» **WHAT TO WORK ON**
In this exercise, return the whole listing exactly, excluding any images.

....

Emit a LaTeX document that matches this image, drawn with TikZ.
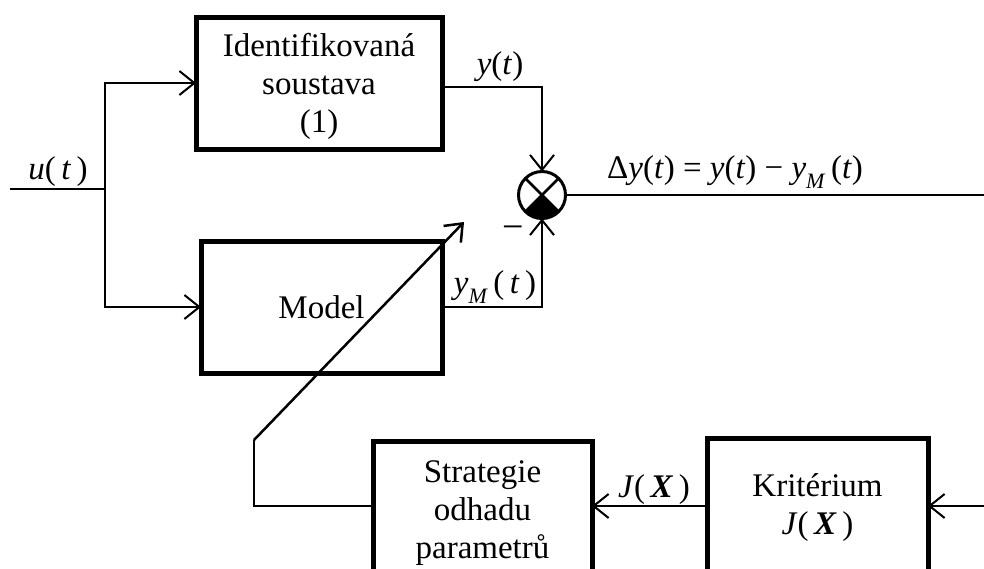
\documentclass[tikz,border=0pt]{standalone}
\usepackage{fontspec}
\setmainfont{Liberation Serif}
\usetikzlibrary{arrows.meta}
\newcommand{\vi}[1]{\textit{#1}}
\newcommand{\vX}{\textbf{\textit{X}}}
\newcommand{\yM}{\vi{y}\raisebox{-0.28em}{\fontsize{22}{22}\selectfont\vi{M}}\,}
\begin{document}
\begin{tikzpicture}[x=1pt,y=1pt,
  block/.style={draw,line width=5pt,inner sep=0pt,outer sep=0pt,align=center,
    font=\fontsize{33}{38}\selectfont},
  conn/.style={line width=2pt},
  arr/.style={conn,-{Straight Barb[length=15pt,width=24pt]}},
  lbl/.style={inner sep=0pt,font=\fontsize{33}{38}\selectfont}]
\useasboundingbox (0,0) rectangle (984,-568);
\clip (0,0) rectangle (984,-568);

% blocks (the struts lower the text a little inside the frames)
\node[block,minimum width=246pt,minimum height=132pt] (ident) at (319,-83)
  {\rule{0pt}{31pt}Identifikovaná\\soustava\\(1)};
\node[block,minimum width=241pt,minimum height=132pt] (model) at (321.5,-307) {Model};
\node[block,minimum width=219pt,minimum height=130pt] (strat) at (482.5,-506)
  {\rule{0pt}{36pt}Strategie\\odhadu\\parametrů};
\node[block,minimum width=221pt,minimum height=136pt] (krit) at (817.5,-506)
  {\rule{0pt}{27pt}Kritérium\\\vi{J}(\,\vX\,)};

% summing junction
\node[draw,circle,line width=3pt,minimum size=47pt,inner sep=0pt,outer sep=0pt] (sum) at (542,-195) {};
\fill (sum.center) -- (sum.-45) arc[start angle=-45,end angle=-135,radius=23.5pt] -- cycle;
\draw[line width=2.5pt] (sum.45) -- (sum.-135) (sum.135) -- (sum.-45);

% input branch
\coordinate (uin) at (10,-189);
\coordinate (split) at (105,-189);
\draw[conn] (uin) -- (split);
\draw[arr] (split) |- (ident.west);
\draw[arr] (split) |- (model.west);

% outputs into the junction
\draw[arr] ([yshift=-4pt]ident.east) -| (sum.north);
\draw[arr] (model.east) -| (sum.south);

% error signal
\coordinate (eout) at (984,-195);
\draw[line width=2.5pt] (sum.east) -- (eout);

% criterion and strategy
\coordinate (kin) at (984,-506);
\draw[arr] (kin) -- (krit.east);
\draw[arr] (krit.west) -- (strat.east);

% parameter adjustment arrow across the model
\coordinate (fb1) at (254,-506);
\coordinate (fb2) at (254,-440);
\coordinate (fbend) at (464,-222);
\draw[line width=1.5pt] (strat.west) -- (fb1) -- (fb2);
\draw[arr,line width=2.5pt] (fb2) -- (fbend);

% labels
\node[lbl] (lu) at (58,-172) {\vi{u}(\,\vi{t}\,)};
\node[lbl] (ly) at (500,-67) {\vi{y}(\vi{t})};
\node[lbl] (lym) at (495,-287) {\yM(\,\vi{t}\,)};
\node[lbl,font=\fontsize{38}{38}\selectfont] (lminus) at (513,-233) {−};
\node[lbl] (ldy) at (735,-172) {Δ\vi{y}(\vi{t}) = \vi{y}(\vi{t}) − \yM(\vi{t})};
\node[lbl] (lj) at (654,-490) {\vi{J}(\,\vX\,)};
\end{tikzpicture}
\end{document}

....

» **OUTPUT FOR THIS EXERCISE**
Emit a LaTeX document that matches this image, drawn with TikZ.
\documentclass[tikz,border=0pt]{standalone}
\usepackage{fontspec}
\setmainfont{Liberation Serif}
\usetikzlibrary{arrows.meta}
\newcommand{\vi}[1]{\textit{#1}}
\newcommand{\vX}{\textbf{\textit{X}}}
\newcommand{\yM}{\vi{y}\raisebox{-0.28em}{\fontsize{22}{22}\selectfont\vi{M}}\,}
\begin{document}
\begin{tikzpicture}[x=1pt,y=1pt,
  block/.style={draw,line width=5pt,inner sep=0pt,outer sep=0pt,align=center,
    font=\fontsize{33}{38}\selectfont},
  conn/.style={line width=2pt},
  arr/.style={conn,-{Straight Barb[length=15pt,width=24pt]}},
  lbl/.style={inner sep=0pt,font=\fontsize{33}{38}\selectfont}]
\useasboundingbox (0,0) rectangle (984,-568);
\clip (0,0) rectangle (984,-568);

% blocks (the struts lower the text a little inside the frames)
\node[block,minimum width=246pt,minimum height=132pt] (ident) at (319,-83)
  {\rule{0pt}{31pt}Identifikovaná\\soustava\\(1)};
\node[block,minimum width=241pt,minimum height=132pt] (model) at (321.5,-307) {Model};
\node[block,minimum width=219pt,minimum height=130pt] (strat) at (482.5,-506)
  {\rule{0pt}{36pt}Strategie\\odhadu\\parametrů};
\node[block,minimum width=221pt,minimum height=136pt] (krit) at (817.5,-506)
  {\rule{0pt}{27pt}Kritérium\\\vi{J}(\,\vX\,)};

% summing junction
\node[draw,circle,line width=3pt,minimum size=47pt,inner sep=0pt,outer sep=0pt] (sum) at (542,-195) {};
\fill (sum.center) -- (sum.-45) arc[start angle=-45,end angle=-135,radius=23.5pt] -- cycle;
\draw[line width=2.5pt] (sum.45) -- (sum.-135) (sum.135) -- (sum.-45);

% input branch
\coordinate (uin) at (10,-189);
\coordinate (split) at (105,-189);
\draw[conn] (uin) -- (split);
\draw[arr] (split) |- (ident.west);
\draw[arr] (split) |- (model.west);

% outputs into the junction
\draw[arr] ([yshift=-4pt]ident.east) -| (sum.north);
\draw[arr] (model.east) -| (sum.south);

% error signal
\coordinate (eout) at (984,-195);
\draw[line width=2.5pt] (sum.east) -- (eout);

% criterion and strategy
\coordinate (kin) at (984,-506);
\draw[arr] (kin) -- (krit.east);
\draw[arr] (krit.west) -- (strat.east);

% parameter adjustment arrow across the model
\coordinate (fb1) at (254,-506);
\coordinate (fb2) at (254,-440);
\coordinate (fbend) at (464,-222);
\draw[line width=1.5pt] (strat.west) -- (fb1) -- (fb2);
\draw[arr,line width=2.5pt] (fb2) -- (fbend);

% labels
\node[lbl] (lu) at (58,-172) {\vi{u}(\,\vi{t}\,)};
\node[lbl] (ly) at (500,-67) {\vi{y}(\vi{t})};
\node[lbl] (lym) at (495,-287) {\yM(\,\vi{t}\,)};
\node[lbl,font=\fontsize{38}{38}\selectfont] (lminus) at (513,-233) {−};
\node[lbl] (ldy) at (735,-172) {Δ\vi{y}(\vi{t}) = \vi{y}(\vi{t}) − \yM(\vi{t})};
\node[lbl] (lj) at (654,-490) {\vi{J}(\,\vX\,)};
\end{tikzpicture}
\end{document}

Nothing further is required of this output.